## What you have to do
The listing below holds pictures; exclude them. Return exactly the lines from the one with "Convert this chart to Apache ECharts code." through the one with "const yTickLabels = ['0', '5', '10', '15', '20', '25'];".

Records contained in a dataset

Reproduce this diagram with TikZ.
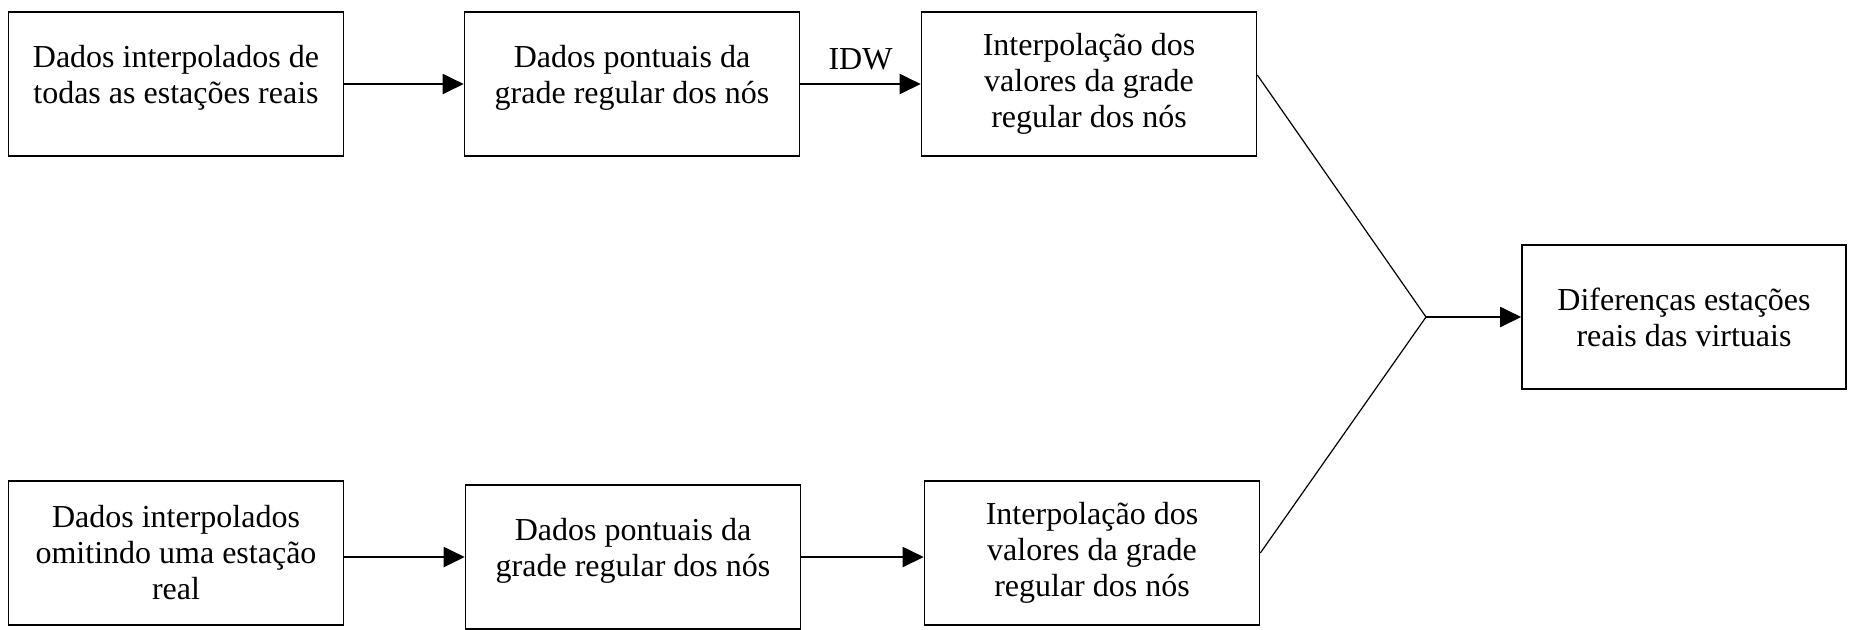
\documentclass[tikz,border=0pt]{standalone}
\usepackage{fontspec}
\setmainfont{Liberation Serif}
\usetikzlibrary{arrows.meta}

\begin{document}
\begin{tikzpicture}[x=0.5pt,y=-0.5pt,
    box/.style={draw,line width=0.8pt,minimum width=167.5pt,minimum height=72pt,
        inner sep=0pt,align=center,font=\fontsize{16}{18}\selectfont},
    raised/.style={text depth=10pt},
    arr/.style={line width=1pt,-{Triangle[length=10.5pt,width=10pt]}},
    link/.style={line width=0.6pt}]
    \useasboundingbox (0,0) rectangle (1856,629);

    % Upper chain: all real stations
    \node[box,raised] (a1) at (176,84) {Dados interpolados de\\todas as estações reais};
    \node[box,raised] (a2) at (632,84) {Dados pontuais da\\grade regular dos nós};
    \node[box] (a3) at (1089,84) {Interpolação dos\\valores da grade\\regular dos nós};
    \draw[arr] (a1) -- (a2);
    \draw[arr] (a2) -- (a3) node[midway,above=3pt,font=\fontsize{16}{18}\selectfont] (idw) {IDW};

    % Lower chain: one station left out
    \node[box] (b1) at (176,553) {Dados interpolados\\omitindo uma estação\\real};
    \node[box,raised] (b2) at (633,557) {Dados pontuais da\\grade regular dos nós};
    \node[box] (b3) at (1092,553) {Interpolação dos\\valores da grade\\regular dos nós};
    \draw[arr] (b1.east |- b2.west) -- (b2.west);
    \draw[arr] (b2.east) -- (b2.east -| b3.west);

    % Both chains meet in the differences
    \node[box,minimum width=162pt] (d) at (1684,317) {Diferenças estações\\reais das virtuais};
    \coordinate (j) at (1426,317);
    \draw[link] ([yshift=4.5pt]a3.east) -- (j);
    \draw[link] (b3.east) -- (j);
    \draw[arr] (j) -- (d);
\end{tikzpicture}
\end{document}
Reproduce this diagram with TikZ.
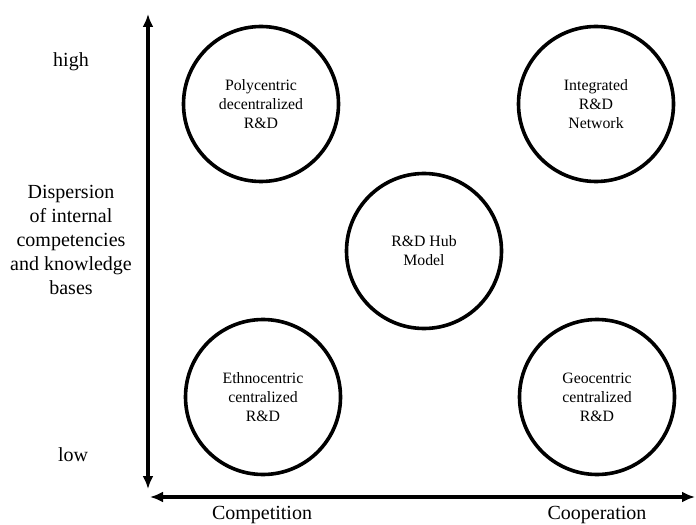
\documentclass[tikz,border=0pt]{standalone}
\usepackage{fontspec}
\setmainfont{Liberation Serif}
\usetikzlibrary{arrows.meta}
\begin{document}
\begin{tikzpicture}[x=1bp,y=-1bp,
  modelcircle/.style={circle, draw, line width=3.6bp, minimum size=155bp, inner sep=0pt,
    align=center, font=\fontsize{15.8bp}{19bp}\selectfont},
  axislabel/.style={align=center, inner sep=0pt, font=\fontsize{20bp}{24bp}\selectfont},
  axisline/.style={line width=3.4bp, {Latex[length=13bp,width=11bp]}-{Latex[length=13bp,width=11bp]}}]
\useasboundingbox (0,0) rectangle (696,525);

% axes
\coordinate (vtop) at (148,14);
\coordinate (vbot) at (148,489);
\coordinate (hleft) at (150,497);
\coordinate (hright) at (695,497);
\draw[axisline] (vbot) -- (vtop);
\draw[axisline] (hleft) -- (hright);

% axis labels
\node[axislabel] (high) at (71,62) {high};
\node[axislabel] (low) at (73,455) {low};
\node[axislabel] (disp) at (71,240) {Dispersion\\of internal\\competencies\\and knowledge\\bases};
\node[axislabel] (comp) at (262,515) {Competition};
\node[axislabel] (coop) at (597,515) {Cooperation};

% organisational models
\node[modelcircle] (poly) at (261,104) {Polycentric\\decentralized\\R\&D};
\node[modelcircle] (integ) at (596,104) {Integrated\\R\&D\\Network};
\node[modelcircle] (hub) at (424,251) {R\&D Hub\\Model};
\node[modelcircle] (ethno) at (263,397) {Ethnocentric\\centralized\\R\&D};
\node[modelcircle] (geo) at (597,397) {Geocentric\\centralized\\R\&D};
\end{tikzpicture}
\end{document}
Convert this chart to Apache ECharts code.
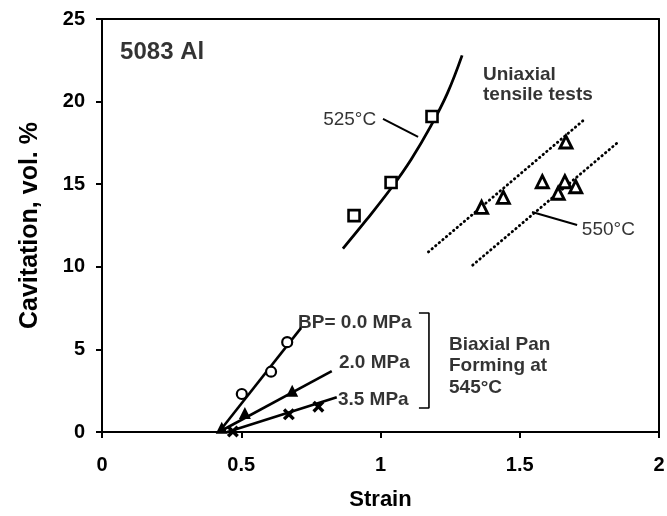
<!DOCTYPE html>
<html><head><meta charset="utf-8">
<script src="https://cdn.jsdelivr.net/npm/echarts@6/dist/echarts.min.js"></script>
<style>html,body{margin:0;padding:0;background:#fff}#c{width:667px;height:516px}</style>
</head><body><div id="c"></div>
<script>
// ---- data ----
const xTickLabels = ['0', '0.5', '1', '1.5', '2'];
const yTickLabels = ['0', '5', '10', '15', '20', '25'];

const curve525 = [[0.865, 11.1], [0.95, 12.85], [1.04, 14.8], [1.11, 16.5], [1.18, 18.5], [1.24, 20.5], [1.293, 22.8]];
const squares525 = [[0.905, 13.1], [1.038, 15.1], [1.185, 19.1]];

const triangles550 = [[1.363, 13.6], [1.441, 14.2], [1.581, 15.15], [1.638, 14.45], [1.662, 15.15], [1.701, 14.85], [1.666, 17.55]];
const dotted550Upper = [[1.172, 10.9], [1.738, 19.0]];
const dotted550Lower = [[1.331, 10.1], [1.850, 17.5]];

const bp00Line = [[0.42, 0], [0.715, 6.3]];
const bp00Points = [[0.502, 2.3], [0.607, 3.65], [0.665, 5.44]];
const bp20Line = [[0.42, 0], [0.825, 3.69]];
const bp20Points = [[0.43, 0.25], [0.513, 1.15], [0.683, 2.5]];
const bp35Line = [[0.45, 0], [0.843, 2.1]];
const bp35Points = [[0.47, 0.03], [0.671, 1.07], [0.777, 1.53]];

// annotations (data coordinates)
const leader525 = [[1.009, 18.95], [1.135, 17.86]];
const leader550 = [[1.706, 12.53], [1.544, 13.32]];
const bracketBP = [[1.138, 7.2], [1.174, 7.2], [1.174, 1.45], [1.138, 1.45]];
const noteTexts = ['5083 Al', '525°C', 'Uniaxial\ntensile tests', '550°C', 'BP= 0.0 MPa', '2.0 MPa', '3.5 MPa', 'Biaxial Pan\nForming at\n545°C'];
const noteAnchors = [[0.065, 23.0], [0.794, 18.89], [1.368, 21.0], [1.723, 12.23], [0.704, 6.6], [0.851, 4.18], [0.847, 1.94], [1.246, 4.0]];

// ---- styles ----
const FONT = 'Liberation Sans';
const BLACK = '#000';
const noteStyles = [
  {fontSize: 24, fontWeight: 'bold'},
  {fontSize: 19, fontWeight: 'normal'},
  {fontSize: 19, fontWeight: 'bold', lineHeight: 20},
  {fontSize: 19, fontWeight: 'normal'},
  {fontSize: 19, fontWeight: 'bold'},
  {fontSize: 19, fontWeight: 'bold'},
  {fontSize: 19, fontWeight: 'bold'},
  {fontSize: 19, fontWeight: 'bold', lineHeight: 21.5}
];

function lineSeries(data, extra) {
  return Object.assign({
    type: 'line', data: data, symbol: 'none', silent: true, z: 2,
    lineStyle: {color: BLACK, width: 2.6}
  }, extra || {});
}
function scatterSeries(data, symbol, size, filled, bw) {
  return {
    type: 'scatter', data: data, symbol: symbol, symbolSize: size, silent: true, z: 4,
    itemStyle: filled ? {color: BLACK, opacity: 1} : {color: '#fff', borderColor: BLACK, borderWidth: bw || 2, opacity: 1}
  };
}

const axisLineStyle = {color: BLACK, width: 2};
const xLabelFmt = v => xTickLabels[Math.round(v / 0.5)];
const yLabelFmt = v => yTickLabels[Math.round(v / 5)];

const chart = echarts.init(document.getElementById('c'), null, {renderer: 'canvas'});
const option = {
  animation: false,
  backgroundColor: '#fff',
  textStyle: {color: BLACK, fontFamily: FONT},
  grid: {left: 102, right: 8, top: 19, bottom: 84, outerBoundsMode: 'none', containLabel: false},
  xAxis: [
    {
      type: 'value', min: 0, max: 2, interval: 0.5, position: 'bottom',
      axisLine: {show: true, onZero: false, lineStyle: axisLineStyle},
      axisTick: {show: true, inside: false, length: 6, lineStyle: {color: BLACK, width: 2}},
      axisLabel: {margin: 23, fontSize: 20, fontWeight: 'bold', color: BLACK, fontFamily: FONT, formatter: xLabelFmt},
      splitLine: {show: false},
      name: 'Strain', nameLocation: 'middle', nameGap: 57,
      nameTextStyle: {fontSize: 22, fontWeight: 'bold', color: BLACK, fontFamily: FONT}
    },
    {
      type: 'value', min: 0, max: 2, interval: 0.5, position: 'top',
      axisLine: {show: true, onZero: false, lineStyle: axisLineStyle},
      axisTick: {show: false}, axisLabel: {show: false}, splitLine: {show: false}
    }
  ],
  yAxis: [
    {
      type: 'value', min: 0, max: 25, interval: 5, position: 'left',
      axisLine: {show: true, onZero: false, lineStyle: axisLineStyle},
      axisTick: {show: true, inside: false, length: 6, lineStyle: {color: BLACK, width: 2}},
      axisLabel: {margin: 17, fontSize: 20, fontWeight: 'bold', color: BLACK, fontFamily: FONT, formatter: yLabelFmt},
      splitLine: {show: false},
      name: 'Cavitation, vol. %', nameLocation: 'middle', nameGap: 59, nameRotate: 90,
      nameTextStyle: {fontSize: 25, fontWeight: 'bold', color: BLACK, fontFamily: FONT}
    },
    {
      type: 'value', min: 0, max: 25, interval: 5, position: 'right',
      axisLine: {show: true, onZero: false, lineStyle: axisLineStyle},
      axisTick: {show: false}, axisLabel: {show: false}, splitLine: {show: false}
    }
  ],
  series: [
    lineSeries(curve525, {smooth: 0.4, lineStyle: {color: BLACK, width: 2.8}}),
    scatterSeries(squares525, 'rect', 11, false, 2.6),
    lineSeries(dotted550Upper, {lineStyle: {color: BLACK, width: 2.8, type: [0.5, 4.2], cap: 'round'}}),
    lineSeries(dotted550Lower, {lineStyle: {color: BLACK, width: 2.8, type: [0.5, 4.2], cap: 'round'}}),
    scatterSeries(triangles550, 'triangle', 12, false, 2.9),
    lineSeries(bp00Line),
    scatterSeries(bp00Points, 'circle', 10, false, 2.2),
    lineSeries(bp20Line),
    scatterSeries(bp20Points, 'triangle', 12, true),
    lineSeries(bp35Line),
    scatterSeries(bp35Points, 'path://M0,2 L2,0 L5,3 L8,0 L10,2 L7,5 L10,8 L8,10 L5,7 L2,10 L0,8 L3,5 Z', 12, true),
    lineSeries(leader525, {lineStyle: {color: BLACK, width: 2}}),
    lineSeries(leader550, {lineStyle: {color: BLACK, width: 2}}),
    lineSeries(bracketBP, {lineStyle: {color: BLACK, width: 1.6}}),
    {
      type: 'scatter', silent: true, z: 10, symbolSize: 0,
      itemStyle: {color: 'transparent'},
      data: noteTexts.map((t, i) => ({
        value: noteAnchors[i],
        label: Object.assign({
          show: true, formatter: t, position: [0, 0], align: 'left', verticalAlign: 'middle',
          color: BLACK, fontFamily: FONT
        }, noteStyles[i])
      })),
      labelLayout: {hideOverlap: false}
    }
  ]
};
chart.setOption(option);
</script>
</body></html>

## Result below
Convert this chart to Apache ECharts code.
<!DOCTYPE html>
<html><head><meta charset="utf-8">
<script src="https://cdn.jsdelivr.net/npm/echarts@6/dist/echarts.min.js"></script>
<style>html,body{margin:0;padding:0;background:#fff}#c{width:667px;height:516px}</style>
</head><body><div id="c"></div>
<script>
// ---- data ----
const xTickLabels = ['0', '0.5', '1', '1.5', '2'];
const yTickLabels = ['0', '5', '10', '15', '20', '25'];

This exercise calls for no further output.